Entre Marruecos y Mauritania hay cinco kilómetros de tierra de nadie. Arena, señales de "Peligro, minas" y carrocerías calcinadas de coches robados. El que vende los seguros dice que Moratinos es un buen ministro (cuando hago este viaje, todavía es titular de Exteriores). Llevo recorridos más de cuarenta países y es la primera vez que alguien conoce a un miembro de mi gobierno. No es tranquilizador; hasta el último mono está al tanto de las negociaciones con Al Qaeda. Cualquiera que me mire, verá cinco millones de dólares.
Tiempo parado
El Sáhara mauritano es el que ha retratado el cine hasta mitificarlo en icono. Bellísimo océano de dunas doradas, es también el tétrico desierto de los secuestros y el calor insoportable. Desde la frontera hasta la capital hay 620 kilómetros y una sola estación de servicio. Cuando llego, me dicen que se ha acabado la gasolina. Son las cinco de la tarde, pronto anochecerá.

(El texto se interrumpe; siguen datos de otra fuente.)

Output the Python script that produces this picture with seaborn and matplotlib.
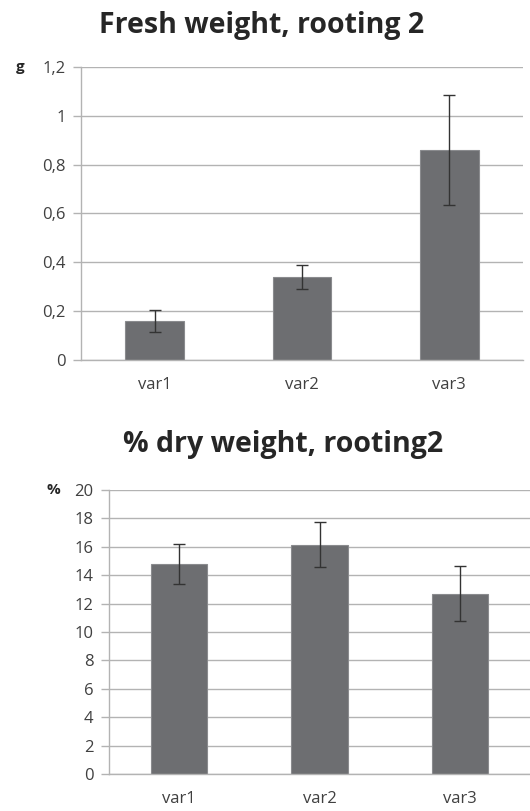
import matplotlib
matplotlib.use("Agg")
import matplotlib.pyplot as plt
import matplotlib.ticker as mticker
import seaborn as sns

# data
variantes = ["var1", "var2", "var3"]
peso_fresco = [0.16, 0.34, 0.86]
peso_fresco_err = [0.046, 0.048, 0.227]
peso_seco = [14.8, 16.15, 12.7]
peso_seco_err = [1.42, 1.57, 1.93]

sns.set_style("white")
plt.rcParams["font.family"] = ["Open Sans", "DejaVu Sans"]

color_barra = "#6d6e71"
color_grid = "#b3b3b3"
color_texto = "#404040"

fig = plt.figure(figsize=(5.3, 8.11), dpi=100)
ax1 = fig.add_axes([0.1528, 0.5561, 0.834, 0.3613])
ax2 = fig.add_axes([0.2057, 0.0456, 0.7943, 0.3502])


def dibujar(ax, valores, errores, ymax, paso):
    sns.barplot(x=variantes, y=valores, color=color_barra, width=0.4,
                errorbar=None, edgecolor="#8a8b8e", linewidth=0.8,
                saturation=1, ax=ax, zorder=2)
    ax.errorbar(x=range(len(variantes)), y=valores, yerr=errores, fmt="none",
                ecolor="#333333", elinewidth=1, capsize=4, capthick=1, zorder=3)
    ax.set_ylim(0, ymax)
    ax.set_xlim(-0.5, len(variantes) - 0.5)
    ax.yaxis.set_major_locator(mticker.MultipleLocator(paso))
    ax.yaxis.set_major_formatter(
        mticker.FuncFormatter(lambda v, p: f"{round(v, 4):g}".replace(".", ",")))
    ax.grid(axis="y", color=color_grid, linewidth=1, zorder=0)
    ax.set_axisbelow(True)
    for s in ["top", "right"]:
        ax.spines[s].set_visible(False)
    for s in ["left", "bottom"]:
        ax.spines[s].set_color(color_grid)
        ax.spines[s].set_linewidth(1)
    ax.tick_params(axis="y", which="major", left=True, length=6, width=1,
                   color=color_grid, labelsize=12, labelcolor=color_texto, pad=5)
    ax.tick_params(axis="x", bottom=False, labelsize=12, labelcolor=color_texto, pad=9)
    ax.set_xlabel("")
    ax.set_ylabel("")


dibujar(ax1, peso_fresco, peso_fresco_err, 1.2, 0.2)
dibujar(ax2, peso_seco, peso_seco_err, 20, 2)

fig.text(262 / 530, 1 - 25 / 811, "Fresh weight, rooting 2", ha="center", va="center",
         fontsize=20.5, fontweight="bold", color="#262626")
fig.text(283 / 530, 1 - 445 / 811, "% dry weight, rooting2", ha="center", va="center",
         fontsize=20.5, fontweight="bold", color="#262626")
fig.text(20 / 530, 1 - 67 / 811, "g", ha="center", va="center",
         fontsize=11, fontweight="bold", color="#262626")
fig.text(53 / 530, 1 - 490 / 811, "%", ha="center", va="center",
         fontsize=11, fontweight="bold", color="#262626")

fig.savefig("out.png", dpi=100)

No es buen sitio para quedarse tirado. Decidí cruzar Mauritania porque un motorista solitario apenas llama la atención si viaja rápido. El problema surge si te quedas mucho tiempo parado. Oigo el ronco rugido de motor diésel. Un tráiler desvencijado con los colores rojos de Coca-Cola aparece del norte. Les pido ayuda y ellos a mí sesenta euros. Y dos besos si hicieran falta. Entre todos subimos la BMW y salimos rumbo a Nuakchot.
El Albergue Sáhara es un agradable lugar para mochileros, pero el terror perjudica el negocio. Vienen ya pocos occidentales de turismo. El dormitorio colectivo está vacío. El vigilante prepara té con maestría. Trasvasa el líquido de la tetera a los vasos, y de los vasos a la tetera. Pasará así toda la noche. El resultado es un jarabe áspero y empalagoso que arrojo a los geranios cuando no mira.
Despierto en una ciudad sobre arena de playa. El suelo está lleno de conchas. Hubo un mar antes que una república islámica. La sede de la Unión Europea tiene aspecto de fortín militar. La población naufraga entre las cabras, animal de compañía y básica fuente alimenticia. Nadie saluda al extranjero. Es una sociedad polvorienta, hostil y triste. En el albergue hay tres rusos con resaca. Viven aquí. Dios sabe haciendo qué.